PROMPT —
Write out each line of the listing as it stands, without the images.

[Begin SOURCE MATERIAL]

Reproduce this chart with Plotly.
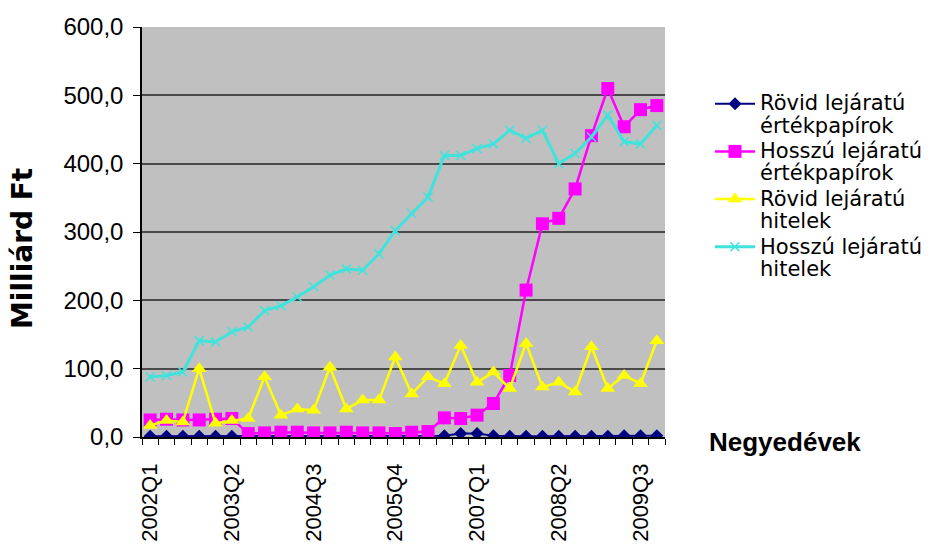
import plotly.graph_objects as go

# Quarterly categories (2002Q1 - 2009Q4)
quarters = [
    "2002Q1", "2002Q2", "2002Q3", "2002Q4",
    "2003Q1", "2003Q2", "2003Q3", "2003Q4",
    "2004Q1", "2004Q2", "2004Q3", "2004Q4",
    "2005Q1", "2005Q2", "2005Q3", "2005Q4",
    "2006Q1", "2006Q2", "2006Q3", "2006Q4",
    "2007Q1", "2007Q2", "2007Q3", "2007Q4",
    "2008Q1", "2008Q2", "2008Q3", "2008Q4",
    "2009Q1", "2009Q2", "2009Q3", "2009Q4",
]

# Series values, billion HUF
rovid_ertekpapir = [1, 1, 1, 1, 1, 1, 1, 1, 1, 1, 1, 1, 1, 1, 1, 1,
                    1, 1, 2, 5, 5, 2, 1, 1, 1, 1, 1, 1, 1, 2, 2, 2]
hosszu_ertekpapir = [25, 26, 25, 25, 26, 27, 5, 6, 7, 7, 6, 6, 7, 6, 6, 5,
                     7, 8, 28, 27, 32, 49, 90, 215, 312, 320, 363, 441, 510, 454, 479, 485]
rovid_hitel = [17, 24, 22, 100, 20, 24, 27, 88, 32, 41, 39, 102, 41, 54, 54, 117,
               63, 88, 78, 134, 80, 95, 71, 137, 73, 80, 66, 132, 71, 90, 78, 141]
hosszu_hitel = [88, 90, 95, 141, 139, 154, 161, 185, 192, 205, 220, 237, 246, 244, 268, 302,
                327, 351, 412, 412, 422, 429, 449, 437, 449, 400, 415, 439, 471, 432, 429, 456]

series_names = [
    "Rövid lejáratú<br>értékpapírok",
    "Hosszú lejáratú<br>értékpapírok",
    "Rövid lejáratú<br>hitelek",
    "Hosszú lejáratú<br>hitelek",
]
label_step = 5
y_ticks = [0, 100, 200, 300, 400, 500, 600]

W, H = 947, 546
L, R, T, B = 142, 282, 27, 109
PW, PH = W - L - R, H - T - B

def px_x(p):
    return (p - L) / PW

def px_y(p):
    return (H - B - p) / PH

pos = list(range(len(quarters)))

styles = [
    dict(color="#000080", symbol="diamond", size=10, lw=2),
    dict(color="#FF00FF", symbol="square", size=13, lw=2.5),
    dict(color="#FFFF00", symbol="triangle-up", size=13, lw=2.5),
    dict(color="#3FE3DC", symbol="x-thin", size=9, lw=3),
]
values = [rovid_ertekpapir, hosszu_ertekpapir, rovid_hitel, hosszu_hitel]

fig = go.Figure()
for name, vals, st in zip(series_names, values, styles):
    marker = dict(symbol=st["symbol"], size=st["size"], color=st["color"])
    if st["symbol"] == "x-thin":
        marker["line"] = dict(color=st["color"], width=1.5)
    else:
        marker["line"] = dict(width=0)
    fig.add_trace(go.Scatter(
        x=pos, y=vals, mode="lines+markers",
        name='<span style="font-size:21px">' + name + "</span>",
        line=dict(color=st["color"], width=st["lw"]),
        marker=marker,
    ))

tick_pos = pos[::label_step]
tick_txt = quarters[::label_step]

fig.update_layout(
    width=W, height=H,
    margin=dict(l=L, r=R, t=T, b=B, pad=0, autoexpand=False),
    paper_bgcolor="white",
    plot_bgcolor="#C0C0C0",
    separators=", ",
    font=dict(family="Liberation Sans, Arial", color="black"),
    xaxis=dict(
        range=[-0.5, len(quarters) - 0.5],
        tickvals=tick_pos, ticktext=tick_txt,
        tickangle=-90, ticks="", showgrid=False,
        tickfont=dict(size=22, family="Liberation Sans, Arial"),
        ticklabelstandoff=16,
        showline=True, linecolor="black", linewidth=1.5,
        zeroline=False,
        minor=dict(tick0=-0.5, dtick=1, ticks="outside", ticklen=6,
                   tickcolor="black", tickwidth=1, showgrid=False),
    ),
    yaxis=dict(
        range=[0, 600], tickvals=y_ticks, tickformat=".1f",
        ticks="outside", ticklen=7, tickcolor="black",
        tickfont=dict(size=24, family="Liberation Sans, Arial"),
        ticklabelstandoff=5,
        showgrid=True, gridcolor="#4A4A4A", gridwidth=1.5,
        showline=True, linecolor="black", linewidth=1.5,
        zeroline=False,
    ),
    legend=dict(
        x=px_x(710), y=px_y(86), xanchor="left", yanchor="top",
        font=dict(size=17.2, family="DejaVu Sans"),
        valign="top", bgcolor="rgba(0,0,0,0)",
        itemwidth=40, tracegroupgap=0,
    ),
    showlegend=True,
)

# Axis titles
fig.add_annotation(
    text="<b>Milliárd Ft</b>", textangle=-90,
    xref="paper", yref="paper", x=px_x(22), y=px_y(249),
    xanchor="center", yanchor="middle", showarrow=False,
    font=dict(size=28, family="DejaVu Sans"),
)
fig.add_annotation(
    text="<b>Negyedévek</b>",
    xref="paper", yref="paper", x=px_x(785), y=px_y(442),
    xanchor="center", yanchor="middle", showarrow=False,
    font=dict(size=26, family="Liberation Sans, Arial"),
)

fig.write_html("out.html")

[End SOURCE MATERIAL]

RESULT —
Reproduce this chart with Plotly.
import plotly.graph_objects as go

# Quarterly categories (2002Q1 - 2009Q4)
quarters = [
    "2002Q1", "2002Q2", "2002Q3", "2002Q4",
    "2003Q1", "2003Q2", "2003Q3", "2003Q4",
    "2004Q1", "2004Q2", "2004Q3", "2004Q4",
    "2005Q1", "2005Q2", "2005Q3", "2005Q4",
    "2006Q1", "2006Q2", "2006Q3", "2006Q4",
    "2007Q1", "2007Q2", "2007Q3", "2007Q4",
    "2008Q1", "2008Q2", "2008Q3", "2008Q4",
    "2009Q1", "2009Q2", "2009Q3", "2009Q4",
]

# Series values, billion HUF
rovid_ertekpapir = [1, 1, 1, 1, 1, 1, 1, 1, 1, 1, 1, 1, 1, 1, 1, 1,
                    1, 1, 2, 5, 5, 2, 1, 1, 1, 1, 1, 1, 1, 2, 2, 2]
hosszu_ertekpapir = [25, 26, 25, 25, 26, 27, 5, 6, 7, 7, 6, 6, 7, 6, 6, 5,
                     7, 8, 28, 27, 32, 49, 90, 215, 312, 320, 363, 441, 510, 454, 479, 485]
rovid_hitel = [17, 24, 22, 100, 20, 24, 27, 88, 32, 41, 39, 102, 41, 54, 54, 117,
               63, 88, 78, 134, 80, 95, 71, 137, 73, 80, 66, 132, 71, 90, 78, 141]
hosszu_hitel = [88, 90, 95, 141, 139, 154, 161, 185, 192, 205, 220, 237, 246, 244, 268, 302,
                327, 351, 412, 412, 422, 429, 449, 437, 449, 400, 415, 439, 471, 432, 429, 456]

series_names = [
    "Rövid lejáratú<br>értékpapírok",
    "Hosszú lejáratú<br>értékpapírok",
    "Rövid lejáratú<br>hitelek",
    "Hosszú lejáratú<br>hitelek",
]
label_step = 5
y_ticks = [0, 100, 200, 300, 400, 500, 600]

W, H = 947, 546
L, R, T, B = 142, 282, 27, 109
PW, PH = W - L - R, H - T - B

def px_x(p):
    return (p - L) / PW

def px_y(p):
    return (H - B - p) / PH

pos = list(range(len(quarters)))

styles = [
    dict(color="#000080", symbol="diamond", size=10, lw=2),
    dict(color="#FF00FF", symbol="square", size=13, lw=2.5),
    dict(color="#FFFF00", symbol="triangle-up", size=13, lw=2.5),
    dict(color="#3FE3DC", symbol="x-thin", size=9, lw=3),
]
values = [rovid_ertekpapir, hosszu_ertekpapir, rovid_hitel, hosszu_hitel]

fig = go.Figure()
for name, vals, st in zip(series_names, values, styles):
    marker = dict(symbol=st["symbol"], size=st["size"], color=st["color"])
    if st["symbol"] == "x-thin":
        marker["line"] = dict(color=st["color"], width=1.5)
    else:
        marker["line"] = dict(width=0)
    fig.add_trace(go.Scatter(
        x=pos, y=vals, mode="lines+markers",
        name='<span style="font-size:21px">' + name + "</span>",
        line=dict(color=st["color"], width=st["lw"]),
        marker=marker,
    ))

tick_pos = pos[::label_step]
tick_txt = quarters[::label_step]

fig.update_layout(
    width=W, height=H,
    margin=dict(l=L, r=R, t=T, b=B, pad=0, autoexpand=False),
    paper_bgcolor="white",
    plot_bgcolor="#C0C0C0",
    separators=", ",
    font=dict(family="Liberation Sans, Arial", color="black"),
    xaxis=dict(
        range=[-0.5, len(quarters) - 0.5],
        tickvals=tick_pos, ticktext=tick_txt,
        tickangle=-90, ticks="", showgrid=False,
        tickfont=dict(size=22, family="Liberation Sans, Arial"),
        ticklabelstandoff=16,
        showline=True, linecolor="black", linewidth=1.5,
        zeroline=False,
        minor=dict(tick0=-0.5, dtick=1, ticks="outside", ticklen=6,
                   tickcolor="black", tickwidth=1, showgrid=False),
    ),
    yaxis=dict(
        range=[0, 600], tickvals=y_ticks, tickformat=".1f",
        ticks="outside", ticklen=7, tickcolor="black",
        tickfont=dict(size=24, family="Liberation Sans, Arial"),
        ticklabelstandoff=5,
        showgrid=True, gridcolor="#4A4A4A", gridwidth=1.5,
        showline=True, linecolor="black", linewidth=1.5,
        zeroline=False,
    ),
    legend=dict(
        x=px_x(710), y=px_y(86), xanchor="left", yanchor="top",
        font=dict(size=17.2, family="DejaVu Sans"),
        valign="top", bgcolor="rgba(0,0,0,0)",
        itemwidth=40, tracegroupgap=0,
    ),
    showlegend=True,
)

# Axis titles
fig.add_annotation(
    text="<b>Milliárd Ft</b>", textangle=-90,
    xref="paper", yref="paper", x=px_x(22), y=px_y(249),
    xanchor="center", yanchor="middle", showarrow=False,
    font=dict(size=28, family="DejaVu Sans"),
)
fig.add_annotation(
    text="<b>Negyedévek</b>",
    xref="paper", yref="paper", x=px_x(785), y=px_y(442),
    xanchor="center", yanchor="middle", showarrow=False,
    font=dict(size=26, family="Liberation Sans, Arial"),
)

fig.write_html("out.html")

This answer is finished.